Wow! This book definitely wins the Darkness and Doom Award over all the other books I’ve read for the Cybils Science Fiction and Fantasy category so far. In fact, I can’t imagine a much darker bit of middle grade fantasy, unless it was one that chose to forego the conventional happy ending. If you’re going to check out Sinister Sweetness, I’m giving you the comfort going in of knowing that the book does have a happy ending. Otherwise, you might drown in all the darkness before you got there.
Lots of books these days, and a few TV shows, are riffs on traditional fairy tales. However, not too many books choose to take the story of Hansel and Gretel as a starting point. The whole “witch cooking children in an oven and eating them” is a sort of gruesome for a children’s book. Sinister Academy, however, rushes in where others fear to tread.
When Lorelei’s old school burns down and a sparkling new charter school appears near her home practically overnight, Lorelei is excited to enroll in Splendid Academy, especially since the principal, Mrs. Trapp, is so very understanding, and the school itself has very few rules and lots and lots of candy and other great food. It’s an all-you-can-eat smorgasbord of kid-friendly treats every day at Splendid Academy, and only Lorelei and her new friend Andrew seem to have any suspicions that all may not be exactly as it seems at the wonderful Splendid Academy.
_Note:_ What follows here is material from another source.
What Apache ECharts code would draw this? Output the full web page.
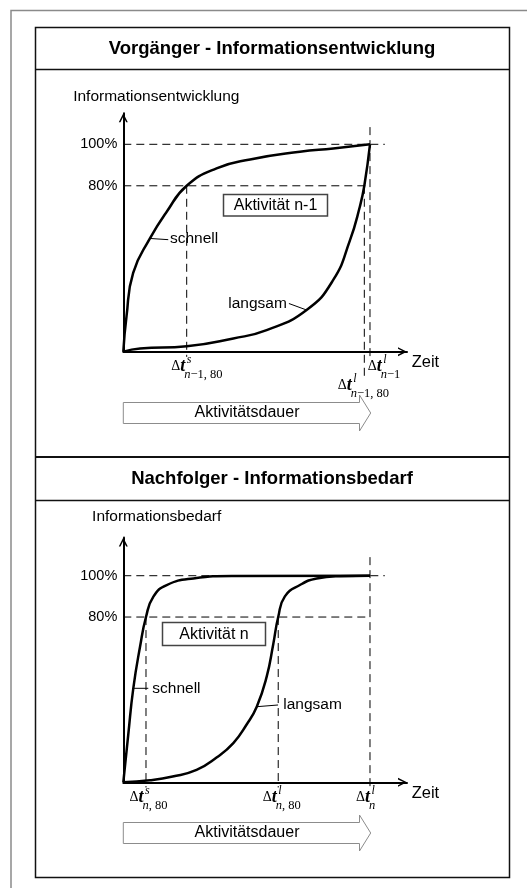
<!DOCTYPE html>
<html>
<head>
<meta charset="utf-8">
<script src="https://cdn.jsdelivr.net/npm/echarts@6/dist/echarts.min.js"></script>
<style>
html, body { margin: 0; padding: 0; background: #fff; }
#chart { width: 527px; height: 888px; }
</style>
</head>
<body>
<div id="chart"></div>
<script>
// Zeitachse: 0..100 = Aktivitätsdauer, y: Information in %
// Vorgänger - Informationsentwicklung
var vorSchnellX = [0, 1.3, 4, 10.8, 17.6, 25.7, 37.8, 51.4, 71.6, 85.1, 100];
var vorSchnellY = [0, 17, 38, 54.6, 67.5, 80, 88.4, 92.7, 96.4, 98, 100];
var vorLangsamX = [0, 6.8, 25.7, 44.6, 58.1, 74.3, 85.1, 91.9, 95.9, 97.7, 100];
var vorLangsamY = [0, 1.5, 2.6, 6.4, 10.4, 20.1, 34.6, 53.8, 70, 80, 100];
var vorZeitpunkte = [25.7, 97.7, 100]; // Δt^s_{n-1,80}, Δt^l_{n-1,80}, Δt^l_{n-1}

// Nachfolger - Informationsbedarf
var nachSchnellX = [0, 2, 4.05, 6.8, 9.2, 12.2, 17.6, 28.4, 44.6, 100];
var nachSchnellY = [0, 23, 45.5, 65.7, 80, 89.9, 95.5, 98.7, 99.9, 100];
var nachLangsamX = [0, 10.8, 20, 29.7, 37.8, 44.6, 50, 54.1, 58.1, 60.8, 62.8, 65.5, 71.6, 78.4, 87.8, 100];
var nachLangsamY = [0, 1, 2.8, 6, 12, 19, 28, 36.6, 51, 67, 80, 90, 95.5, 98.7, 99.8, 100];
var nachZeitpunkte = [9.2, 62.8, 100]; // Δt^s_{n,80}, Δt^l_{n,80}, Δt^l_n

var niveaus = [80, 100];
var yLabels = ['80%', '100%'];

var SANS = '"Liberation Sans", Arial, sans-serif';
var SERIF = '"Liberation Serif", "Times New Roman", serif';
var arrowPath = 'path://M0,100 L50,0 L100,100 L82,100 L50,36 L18,100 Z';

function zip(xs, ys) {
  return xs.map(function (x, i) { return [x, ys[i]]; });
}

var chart = echarts.init(document.getElementById('chart'));

function xAxisCfg(g) {
  return {
    type: 'value', gridIndex: g, min: 0, max: 115,
    axisLine: { show: true, onZero: true, lineStyle: { color: '#000', width: 2 },
      symbol: ['none', arrowPath], symbolSize: [12, 9], symbolOffset: [0, -4.5] },
    axisTick: { show: false }, axisLabel: { show: false }, splitLine: { show: false }
  };
}
function yAxisCfg(g, max) {
  return {
    type: 'value', gridIndex: g, min: 0, max: max, interval: 20,
    axisLine: { show: true, lineStyle: { color: '#000', width: 2 },
      symbol: ['none', arrowPath], symbolSize: [11, 9], symbolOffset: [0, -4.5] },
    axisTick: { show: false }, splitLine: { show: false },
    axisLabel: {
      margin: 6, color: '#000', fontSize: 14.5, fontFamily: SANS,
      formatter: function (v) {
        var i = niveaus.indexOf(v);
        return i >= 0 ? yLabels[i] : '';
      }
    }
  };
}
function curve(g, xs, ys) {
  return {
    type: 'line', xAxisIndex: g, yAxisIndex: g, data: zip(xs, ys),
    smooth: 0.5, showSymbol: false, silent: true, z: 5,
    lineStyle: { color: '#000', width: 2.5 }
  };
}
function guide(g, pts) {
  return {
    type: 'line', xAxisIndex: g, yAxisIndex: g, data: pts, clip: false,
    showSymbol: false, silent: true, z: 3,
    lineStyle: { color: '#000', width: 1, type: [8, 5] }
  };
}

var series = [
  curve(0, vorSchnellX, vorSchnellY),
  curve(0, vorLangsamX, vorLangsamY),
  curve(1, nachSchnellX, nachSchnellY),
  curve(1, nachLangsamX, nachLangsamY),
  // gestrichelte Hilfslinien
  guide(0, [[0, niveaus[0]], [100, niveaus[0]]]),
  guide(0, [[0, niveaus[1]], [106, niveaus[1]]]),
  guide(0, [[vorZeitpunkte[0], niveaus[0]], [vorZeitpunkte[0], -2.5]]),
  guide(0, [[vorZeitpunkte[1], niveaus[0]], [vorZeitpunkte[1], -13.6]]),
  guide(0, [[vorZeitpunkte[2], 108.3], [vorZeitpunkte[2], -2.2]]),
  guide(1, [[0, niveaus[0]], [100, niveaus[0]]]),
  guide(1, [[0, niveaus[1]], [106, niveaus[1]]]),
  guide(1, [[nachZeitpunkte[0], niveaus[0]], [nachZeitpunkte[0], -2.5]]),
  guide(1, [[nachZeitpunkte[1], niveaus[0]], [nachZeitpunkte[1], -2.5]]),
  guide(1, [[nachZeitpunkte[2], 109], [nachZeitpunkte[2], -2.5]])
];

chart.setOption({
  animation: false,
  backgroundColor: '#fff',
  grid: [
    { left: 123.3, top: 113.2, width: 283.7, height: 238.5, outerBoundsMode: 'none' },
    { left: 123.3, top: 537.5, width: 283.7, height: 244.8, outerBoundsMode: 'none' }
  ],
  xAxis: [xAxisCfg(0), xAxisCfg(1)],
  yAxis: [yAxisCfg(0, 115), yAxisCfg(1, 118.5)],
  series: series
});

// ---- Beschriftungen ----
function txt(x, y, s, font, align) {
  return { type: 'text', x: x, y: y, silent: true, z: 20,
    style: { text: s, font: font, fill: '#000', align: align || 'center', verticalAlign: 'middle' } };
}
function line(x1, y1, x2, y2, color, w) {
  return { type: 'line', silent: true, z: 20,
    shape: { x1: x1, y1: y1, x2: x2, y2: y2 }, style: { stroke: color, lineWidth: w } };
}

function deltaLabel(g, xVal, sup, sub, dx, dy) {
  var p = chart.convertToPixel({ gridIndex: g }, [xVal, 0]);
  var x = p[0] + dx, y = p[1] + dy;
  return [
    { type: 'text', x: x, y: y + 15, silent: true, z: 20,
      style: { text: '{d|Δ}{t|t}', align: 'right', verticalAlign: 'middle',
        rich: { d: { fontFamily: SERIF, fontSize: 14, fill: '#000' },
                t: { fontFamily: SERIF, fontSize: 18, fontStyle: 'italic', fontWeight: 'bold', fill: '#000' } } } },
    txt(x + 1.5, y + 8.5, sup, 'italic 12px ' + SERIF, 'left'),
    { type: 'text', x: x - 1, y: y + 23, silent: true, z: 20,
      style: { text: '{i|n}{r|' + sub + '}', align: 'left', verticalAlign: 'middle',
        rich: { i: { fontFamily: SERIF, fontSize: 12.5, fontStyle: 'italic', fill: '#000' },
                r: { fontFamily: SERIF, fontSize: 12.5, fill: '#000' } } } }
  ];
}

function note(g, at, s, ex, ey, tx, ty, align) {
  var a = chart.convertToPixel({ gridIndex: g }, at);
  return [
    line(a[0], a[1], a[0] + ex, a[1] + ey, '#000', 1),
    txt(a[0] + tx, a[1] + ty, s, '15.5px ' + SANS, align)
  ];
}

function dauerPfeil(cy) {
  return [
    { type: 'polygon', silent: true, z: 10,
      shape: { points: [[123.3, cy - 10.5], [359.5, cy - 10.5], [359.5, cy - 18], [370.7, cy],
                        [359.5, cy + 18], [359.5, cy + 10.5], [123.3, cy + 10.5]] },
      style: { fill: '#fff', stroke: '#8c8c8c', lineWidth: 1 } },
    txt(247, cy, 'Aktivitätsdauer', '16px ' + SANS)
  ];
}

function box(x, y, w, h, s) {
  return [
    { type: 'rect', silent: true, z: 15, shape: { x: x, y: y, width: w, height: h },
      style: { fill: '#fff', stroke: '#444', lineWidth: 1.5 } },
    txt(x + w / 2, y + h / 2 + 0.5, s, '16px ' + SANS)
  ];
}

var g = [];
// Rahmen
g.push({ type: 'polyline', silent: true, shape: { points: [[11, 888], [11, 10.5], [527, 10.5]] },
  style: { stroke: '#8a8a8a', lineWidth: 1.5, fill: null } });
g.push({ type: 'rect', silent: true, shape: { x: 35.5, y: 27.5, width: 474, height: 850 },
  style: { fill: null, stroke: '#111', lineWidth: 1.5 } });
g.push(line(35.5, 69.5, 509.5, 69.5, '#111', 1.5));
g.push(line(35.5, 457, 509.5, 457, '#111', 2));
g.push(line(35.5, 500.5, 509.5, 500.5, '#111', 1.5));

g.push(txt(272, 48.5, 'Vorgänger - Informationsentwicklung', 'bold 18.5px ' + SANS));
g.push(txt(272, 479, 'Nachfolger - Informationsbedarf', 'bold 18.5px ' + SANS));
g.push(txt(156.3, 96.7, 'Informationsentwicklung', '15.5px ' + SANS));
g.push(txt(156.7, 516.7, 'Informationsbedarf', '15.5px ' + SANS));

var o0 = chart.convertToPixel({ gridIndex: 0 }, [0, 0]);
var o1 = chart.convertToPixel({ gridIndex: 1 }, [0, 0]);
g.push(txt(411.7, o0[1] + 10.8, 'Zeit', '16.5px ' + SANS, 'left'));
g.push(txt(411.7, o1[1] + 10.8, 'Zeit', '16.5px ' + SANS, 'left'));

g = g.concat(
  deltaLabel(0, vorZeitpunkte[0], 's', '−1, 80', -1.5, 0),
  deltaLabel(0, vorZeitpunkte[1], 'l', '−1, 80', -12.5, 19),
  deltaLabel(0, vorZeitpunkte[2], 'l', '−1', 11.7, 0),
  deltaLabel(1, nachZeitpunkte[0], 's', ', 80', -2.5, 0),
  deltaLabel(1, nachZeitpunkte[1], 'l', ', 80', -1.5, 0),
  deltaLabel(1, nachZeitpunkte[2], 'l', '', 0, 0),
  note(0, [10.8, 54.6], 'schnell', 18.3, 1.2, 20, 0, 'left'),
  note(0, [74.3, 20.1], 'langsam', -17.7, -6.5, -19.7, -6.7, 'right'),
  note(1, [4.05, 45.5], 'schnell', 15, 0, 19, 0, 'left'),
  note(1, [54.1, 36.6], 'langsam', 21.3, -1.7, 26.5, -1.7, 'left'),
  box(223.5, 194.5, 104, 21.5, 'Aktivität n-1'),
  box(162.5, 622.5, 103, 23, 'Aktivität n'),
  dauerPfeil(413),
  dauerPfeil(833)
);

chart.setOption({ graphic: g });
window.addEventListener('resize', function () { chart.resize(); });
</script>
</body>
</html>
I read this book during breaks while I was judging a debate tournament, and that setting may have made the story feel even more sinister than it is. Or maybe it’s just that ghastly and monstrous. The teachers at Splendid Academy are the stuff of nightmares. I did think it was odd that Lorelei didn’t figure out what was going on at her new school more readily and that she didn’t run away from home as soon as she did figure it out. No, she just keeps going back to school every day, just like those people in the horror movie who open the door or go around the corner when the sinister music is playing or who enter the haunted house or tell everybody else to leave, “I’ll be just fine alone.” Nobody in the real world would return to Splendid Academy just as no one would ever stick around after the first few notes of that creepy movie music that tells you something really bad is about to happen.
Lorelei also has “it’s my fault my parent died of cancer” syndrome, a problem with which many children in middle grade fiction seem to be afflicted (cp. What Came from the Stars by Gary Schmidt, A Monster Calls by Partrick Ness, etc.) I’m not making light of the false guilt children sometimes feel when a parent dies or when parents divorce, but this unresolved guilt trope does seem to come up in fiction for middle graders over and over again. If you’re wondering, that part ends well, too.
Sinister Sweetness is for children who like grim and macabre, with a side dish of witches practicing cannibalism. It certainly doesn’t glorify or normalize Evil.